▸ DATA SHOWN
-- Begin --

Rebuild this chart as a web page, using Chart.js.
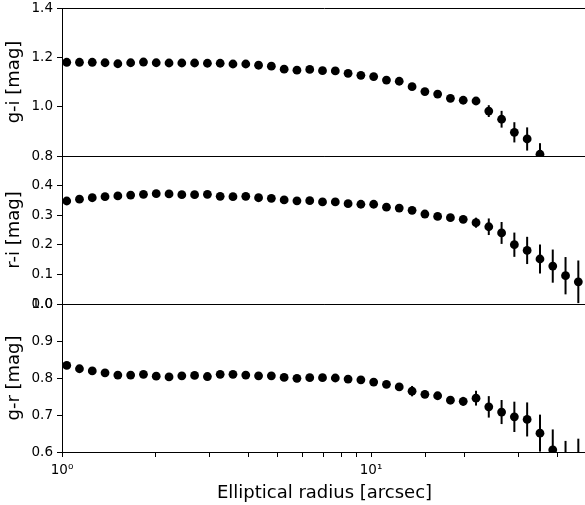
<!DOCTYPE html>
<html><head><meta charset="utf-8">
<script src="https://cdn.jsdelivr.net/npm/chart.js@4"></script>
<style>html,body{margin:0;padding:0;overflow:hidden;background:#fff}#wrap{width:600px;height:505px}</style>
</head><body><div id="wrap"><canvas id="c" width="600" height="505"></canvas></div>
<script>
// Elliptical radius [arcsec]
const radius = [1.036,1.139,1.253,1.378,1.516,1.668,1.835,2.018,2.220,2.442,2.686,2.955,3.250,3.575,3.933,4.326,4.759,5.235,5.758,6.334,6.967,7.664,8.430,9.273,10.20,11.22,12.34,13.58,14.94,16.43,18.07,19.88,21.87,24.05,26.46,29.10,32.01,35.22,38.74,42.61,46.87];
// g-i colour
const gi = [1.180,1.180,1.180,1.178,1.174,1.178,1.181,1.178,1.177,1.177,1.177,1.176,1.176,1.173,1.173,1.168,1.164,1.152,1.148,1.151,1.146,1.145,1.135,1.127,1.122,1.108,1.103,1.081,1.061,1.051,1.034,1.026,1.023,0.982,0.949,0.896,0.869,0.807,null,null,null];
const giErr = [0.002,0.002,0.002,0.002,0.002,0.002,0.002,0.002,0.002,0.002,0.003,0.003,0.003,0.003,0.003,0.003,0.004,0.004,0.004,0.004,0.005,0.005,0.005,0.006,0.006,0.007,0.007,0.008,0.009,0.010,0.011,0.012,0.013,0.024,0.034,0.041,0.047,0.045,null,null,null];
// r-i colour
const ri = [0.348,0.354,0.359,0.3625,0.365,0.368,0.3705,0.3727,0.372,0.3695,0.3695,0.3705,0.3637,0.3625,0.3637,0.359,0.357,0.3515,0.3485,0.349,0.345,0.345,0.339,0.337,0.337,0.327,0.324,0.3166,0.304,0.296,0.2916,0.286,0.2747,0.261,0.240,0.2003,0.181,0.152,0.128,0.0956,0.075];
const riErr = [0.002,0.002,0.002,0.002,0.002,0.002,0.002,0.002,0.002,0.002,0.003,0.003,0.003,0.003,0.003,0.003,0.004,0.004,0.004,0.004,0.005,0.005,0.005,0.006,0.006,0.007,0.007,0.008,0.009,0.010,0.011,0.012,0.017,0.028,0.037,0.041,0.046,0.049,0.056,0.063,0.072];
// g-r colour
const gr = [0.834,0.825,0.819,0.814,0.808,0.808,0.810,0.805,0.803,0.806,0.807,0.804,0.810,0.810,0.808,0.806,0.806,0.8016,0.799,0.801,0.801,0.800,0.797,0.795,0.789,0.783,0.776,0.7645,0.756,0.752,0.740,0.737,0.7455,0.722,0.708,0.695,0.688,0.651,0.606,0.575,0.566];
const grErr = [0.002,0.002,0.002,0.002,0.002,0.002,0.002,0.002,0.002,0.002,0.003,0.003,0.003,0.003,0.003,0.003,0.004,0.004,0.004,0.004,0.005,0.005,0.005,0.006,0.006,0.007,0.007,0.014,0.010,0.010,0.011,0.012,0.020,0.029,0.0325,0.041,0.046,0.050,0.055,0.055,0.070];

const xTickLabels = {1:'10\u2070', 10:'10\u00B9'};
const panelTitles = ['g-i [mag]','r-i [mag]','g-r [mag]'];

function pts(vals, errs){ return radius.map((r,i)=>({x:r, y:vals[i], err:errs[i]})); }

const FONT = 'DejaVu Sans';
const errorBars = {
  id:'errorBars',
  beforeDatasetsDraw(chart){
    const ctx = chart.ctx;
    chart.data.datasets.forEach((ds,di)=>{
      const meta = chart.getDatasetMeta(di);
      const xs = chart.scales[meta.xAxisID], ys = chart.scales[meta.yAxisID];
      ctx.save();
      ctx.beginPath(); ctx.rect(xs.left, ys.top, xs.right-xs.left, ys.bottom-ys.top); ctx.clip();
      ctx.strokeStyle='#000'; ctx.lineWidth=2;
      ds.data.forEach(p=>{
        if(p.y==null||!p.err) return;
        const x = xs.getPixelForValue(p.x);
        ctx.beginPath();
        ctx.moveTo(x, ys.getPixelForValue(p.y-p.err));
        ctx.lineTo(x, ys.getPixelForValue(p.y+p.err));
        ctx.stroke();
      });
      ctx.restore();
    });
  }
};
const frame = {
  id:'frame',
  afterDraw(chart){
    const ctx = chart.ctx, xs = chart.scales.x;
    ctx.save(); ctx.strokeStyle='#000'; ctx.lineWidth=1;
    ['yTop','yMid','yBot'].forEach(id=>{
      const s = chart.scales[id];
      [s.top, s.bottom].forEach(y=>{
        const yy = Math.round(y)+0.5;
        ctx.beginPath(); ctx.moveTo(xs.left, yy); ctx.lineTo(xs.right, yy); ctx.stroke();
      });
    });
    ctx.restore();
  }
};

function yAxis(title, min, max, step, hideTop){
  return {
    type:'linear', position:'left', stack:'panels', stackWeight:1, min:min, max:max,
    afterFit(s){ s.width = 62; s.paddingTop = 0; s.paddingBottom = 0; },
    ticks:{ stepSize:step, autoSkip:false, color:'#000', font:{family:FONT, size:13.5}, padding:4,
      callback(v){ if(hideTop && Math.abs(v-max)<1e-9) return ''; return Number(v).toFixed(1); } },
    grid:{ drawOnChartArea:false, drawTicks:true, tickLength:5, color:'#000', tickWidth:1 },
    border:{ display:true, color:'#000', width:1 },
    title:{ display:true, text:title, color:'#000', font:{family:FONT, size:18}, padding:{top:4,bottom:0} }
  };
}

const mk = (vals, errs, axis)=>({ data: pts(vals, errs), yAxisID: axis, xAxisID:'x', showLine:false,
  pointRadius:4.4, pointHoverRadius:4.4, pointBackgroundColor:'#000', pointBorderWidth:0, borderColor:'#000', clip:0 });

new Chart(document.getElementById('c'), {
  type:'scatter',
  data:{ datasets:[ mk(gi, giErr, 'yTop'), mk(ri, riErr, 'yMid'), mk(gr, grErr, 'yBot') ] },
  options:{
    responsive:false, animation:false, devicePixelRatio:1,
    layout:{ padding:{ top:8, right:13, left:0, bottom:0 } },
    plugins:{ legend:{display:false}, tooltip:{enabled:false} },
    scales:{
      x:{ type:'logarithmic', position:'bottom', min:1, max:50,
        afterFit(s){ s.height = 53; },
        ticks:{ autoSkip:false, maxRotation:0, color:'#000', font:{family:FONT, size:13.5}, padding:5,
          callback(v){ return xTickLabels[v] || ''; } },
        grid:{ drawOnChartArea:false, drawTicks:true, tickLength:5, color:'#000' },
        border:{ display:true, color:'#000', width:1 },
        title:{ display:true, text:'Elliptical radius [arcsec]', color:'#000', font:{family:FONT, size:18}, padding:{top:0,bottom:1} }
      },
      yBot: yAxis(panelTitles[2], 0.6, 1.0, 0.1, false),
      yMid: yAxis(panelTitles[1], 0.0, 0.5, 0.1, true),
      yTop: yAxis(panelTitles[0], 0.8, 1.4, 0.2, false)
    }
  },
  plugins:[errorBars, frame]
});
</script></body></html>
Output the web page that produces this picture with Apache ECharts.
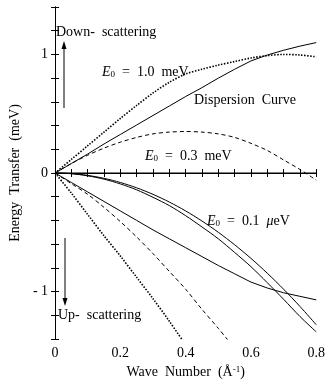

-- End --

▸ PROBLEM DETAILS
Which lines above hold the word "page"? Copy each of them.

▸ THE RESULT
Rebuild this chart as a web page, using Chart.js.
Output the web page that produces this picture with Apache ECharts.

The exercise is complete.